Pierre Soulages


Pierre Soulages (b.1919, Rodez, France; d.2022, Nîmes, France) was best known for his ongoing outrenoir (‘beyond black’) series, first exhibited in 1979 at Musée National d’Art Moderne, Centre Georges Pompidou, Paris. These black monochrome paintings were the essence of his previous studies in black, painted in heavy, thick, calligraphic strokes on colour backgrounds. In outrenoir, black paint was variously gouged and scraped into tar-like surfaces, and light becomes the central motif of his painting. The transient and changeable qualities of light are reflected in the black paint, which adopt the modulating rhythm from the alternating matt, glossy surface. Critic Donald Kuspit once described the abstractions as “negatively sublime”—they inflect obdurate materiality with the mercurial aspects of light, achieving the effect of the immeasurable.

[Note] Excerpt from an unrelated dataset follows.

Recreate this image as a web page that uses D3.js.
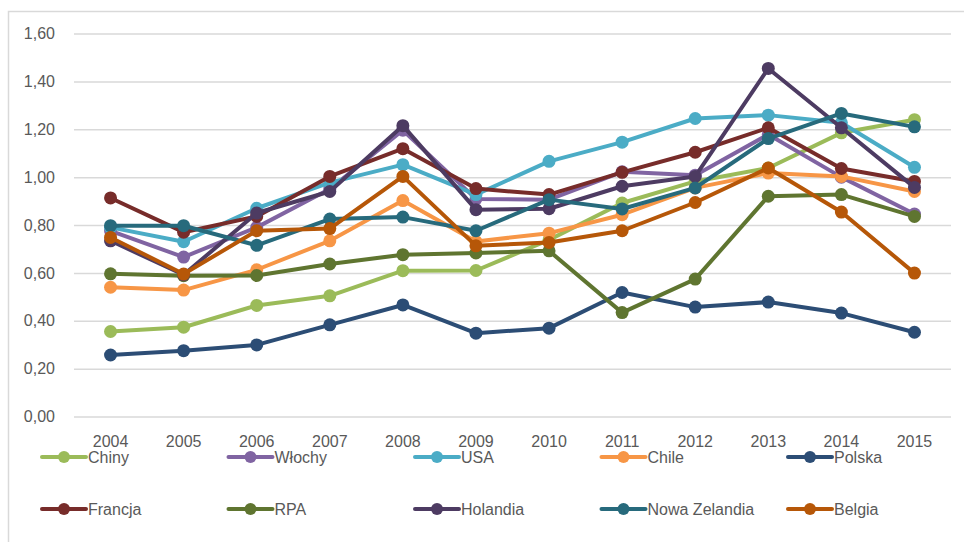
<!DOCTYPE html>
<html>
<head>
<meta charset="utf-8">
<script src="https://cdn.jsdelivr.net/npm/d3@7"></script>
<style>
	html, body { margin: 0; padding: 0; background: #fff; }
	svg { display: block; }
</style>
</head>
<body>
<svg id="chart" width="964" height="542"></svg>
<script>
"use strict";

//data
let years = ["2004", "2005", "2006", "2007", "2008", "2009", "2010", "2011", "2012", "2013", "2014", "2015"];
let y_ticks = [0, 0.2, 0.4, 0.6, 0.8, 1.0, 1.2, 1.4, 1.6];

let chiny = [0.355, 0.373, 0.464, 0.504, 0.609, 0.610, 0.738, 0.892, 0.982, 1.038, 1.185, 1.240];
let wlochy = [0.775, 0.666, 0.790, 0.950, 1.196, 0.909, 0.906, 1.022, 1.008, 1.178, 1.000, 0.846];
let usa = [0.790, 0.730, 0.870, 0.977, 1.052, 0.927, 1.066, 1.146, 1.245, 1.259, 1.227, 1.041];
let chile = [0.540, 0.528, 0.613, 0.734, 0.902, 0.731, 0.766, 0.843, 0.955, 1.017, 1.003, 0.940];
let polska = [0.257, 0.275, 0.299, 0.383, 0.466, 0.348, 0.369, 0.518, 0.457, 0.478, 0.432, 0.352];
let francja = [0.913, 0.770, 0.836, 1.003, 1.119, 0.952, 0.927, 1.020, 1.104, 1.206, 1.036, 0.982];
let rpa = [0.596, 0.588, 0.589, 0.637, 0.676, 0.683, 0.692, 0.434, 0.574, 0.920, 0.927, 0.836];
let holandia = [0.734, 0.592, 0.850, 0.940, 1.215, 0.864, 0.868, 0.962, 1.003, 1.454, 1.206, 0.957];
let nowa_zelandia = [0.797, 0.797, 0.715, 0.825, 0.833, 0.776, 0.906, 0.867, 0.955, 1.161, 1.266, 1.210];
let belgia = [0.748, 0.595, 0.776, 0.785, 1.003, 0.713, 0.727, 0.776, 0.894, 1.038, 0.854, 0.599];

let series_names = ["Chiny", "Włochy", "USA", "Chile", "Polska", "Francja", "RPA", "Holandia", "Nowa Zelandia", "Belgia"];
let series_values = [chiny, wlochy, usa, chile, polska, francja, rpa, holandia, nowa_zelandia, belgia];
let series_colors = ["#9bbb59", "#8064a2", "#4bacc6", "#f79646", "#2c4d75", "#772c2a", "#5f7530", "#4d3b62", "#276a7c", "#b65708"];

(function()
{
	let font = "'Liberation Sans', Arial, sans-serif";
	let text_color = "#595959";
	let grid_color = "#d9d9d9";

	let svg = d3.select("svg#chart");

	//outer frame, open to the right and bottom
	svg.append("rect")
		.attr("x", 8.5)
		.attr("y", 11.5)
		.attr("width", 1000)
		.attr("height", 600)
		.attr("fill", "none")
		.attr("stroke", grid_color)
		.attr("stroke-width", 1.5);

	let x = d3.scaleBand()
		.domain(years)
		.range([74, 951])
		.padding(0);

	let y = d3.scaleLinear()
		.domain([0, 1.6])
		.range([416.5, 33.5]);

	let fmt = function(v) { return d3.format(".2f")(v).replace(".", ","); };

	//horizontal gridlines + y labels
	let y_axis = d3.axisLeft(y)
		.tickValues(y_ticks)
		.tickFormat(fmt)
		.tickSize(-(951 - 74))
		.tickPadding(19);

	let gy = svg.append("g")
		.attr("transform", "translate(74,0)")
		.call(y_axis);
	gy.select(".domain").remove();
	gy.selectAll(".tick line")
		.attr("stroke", grid_color)
		.attr("stroke-width", 1.5);
	gy.selectAll(".tick text")
		.attr("fill", text_color)
		.attr("font-family", font)
		.attr("font-size", 16);

	//year labels
	let x_axis = d3.axisBottom(x)
		.tickSize(0)
		.tickPadding(0);

	let gx = svg.append("g")
		.attr("transform", "translate(0,436)")
		.call(x_axis);
	gx.select(".domain").remove();
	gx.selectAll(".tick text")
		.attr("fill", text_color)
		.attr("font-family", font)
		.attr("font-size", 16);

	let line_func = d3.line()
		.x(function(d, i) { return x(years[i]) + x.bandwidth() / 2; })
		.y(function(d) { return y(d); });

	//series lines and markers
	let plot = svg.append("g");
	for (let s = 0; s < series_names.length; ++s)
	{
		let g = plot.append("g");
		g.append("path")
			.attr("d", line_func(series_values[s]))
			.attr("fill", "none")
			.attr("stroke", series_colors[s])
			.attr("stroke-width", 4)
			.attr("stroke-linejoin", "round")
			.attr("stroke-linecap", "round");
		g.selectAll("circle")
			.data(series_values[s])
			.join("circle")
			.attr("cx", function(d, i) { return x(years[i]) + x.bandwidth() / 2; })
			.attr("cy", function(d) { return y(d); })
			.attr("r", 6.5)
			.attr("fill", series_colors[s]);
	}

	//legend, two rows of five
	let legend = svg.append("g");
	for (let s = 0; s < series_names.length; ++s)
	{
		let lx = 42 + (s % 5) * 186.5;
		let ly = s < 5 ? 457 : 509;
		let item = legend.append("g")
			.attr("transform", "translate(" + lx + "," + ly + ")");
		item.append("line")
			.attr("x1", 0)
			.attr("x2", 44)
			.attr("y1", 0)
			.attr("y2", 0)
			.attr("stroke", series_colors[s])
			.attr("stroke-width", 4)
			.attr("stroke-linecap", "round");
		item.append("circle")
			.attr("cx", 22)
			.attr("cy", 0)
			.attr("r", 6)
			.attr("fill", series_colors[s]);
		item.append("text")
			.attr("x", 46)
			.attr("y", 6)
			.attr("fill", text_color)
			.attr("font-family", font)
			.attr("font-size", 16)
			.text(series_names[s]);
	}
})();
</script>
</body>
</html>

Soulages moved to Paris in 1938 to train as a drawing teacher. He briefly attended the École Nationale Supérieure des Beaux-Arts before returning to Rodez. In 1940, he was drafted into the military. He was demobilised the following year but was later conscripted into forced labour and went underground for the remainder of the Occupation. During this time, he met the artist Sonia Delaunay and became interested in abstract art. In 1947, Soulages hired a space at Salon des Surindépendents, and exhibited his paintings publicly for the first time. In 1949, Soulages had his first solo exhibition at Galerie Lydia Conti, Paris, and was included in the group show Painted at Betty Parsons Gallery, New York. In the same year, Musée de Grenoble made the first museum acquisition of his work. His first American one-man show was held at Kootz Gallery, New York, in 1954 with whom he would exhibit over the next four years. Soulages travelled to the United States for the first time in 1957, where he met artists including Mark Rothko, Willem de Kooning and Robert Motherwell. Soulages exhibited in London at the Gimpel Fils gallery in 1955.


He was awarded notable prizes and titles across his illustrious career, including the Legion of Honour (2015); Grand Prix National de Peinture (1986); Foreign Honorary Member for Art, American Academy of Arts and Letters, New York (1979); and Carnegie Prize from the Carnegie Museum of Art, Pittsburgh (1964). Soulages has been honoured with numerous retrospectives, including: Lévy Gorvy Dayan, New York (2023); Opera Gallery, New York (2022); Museum Frieder Burda, Baden-Baden, Germany (2020); Musée du Louvre, Paris (2019–2020); Musée National d’Art Moderne, Centre Georges Pompidou, Paris (2009); Hermitage Museum, Saint Petersburg (2001); Musée d’Art Moderne de la Ville de Paris (1996); China Fine Arts Palace, Beijing; Taipei Fine Arts Museum, Taiwan (1994); National Museum of Modern and Contemporary Art, Seoul (1993); Musée d’Art Contemporain de Montréal; Musée du Québec (1968); Musée National d’Art Moderne, Paris (1967); Museum of Fine Arts, Houston (1966); Museum Folkwang, Essen (1960). Musée Soulages opened in Rodez in 2014, housing five hundred paintings spanning Soulages’s career.


Soulages artworks are held in important institutions around the world, including Fondation Maeght, Saint-Paul-de-Vence; Musée d’Art Moderne de la Ville de Paris, Paris; Musée National d’Art Moderne, Centre Georges Pompidou, Paris; Palais de l’Elysée, Paris; Museum Ludwig, Cologne; National Museum of Contemporary Art, Seoul; Musée National d’Art, Luxembourg; Tate, UK; Albright-Knox Art Gallery, Buffalo; Solomon R Guggenheim Museum, New York; Aldrich Contemporary Art Museum, Ridgefield, Connecticut; State Hermitage Museum, Saint Petersburg; among others.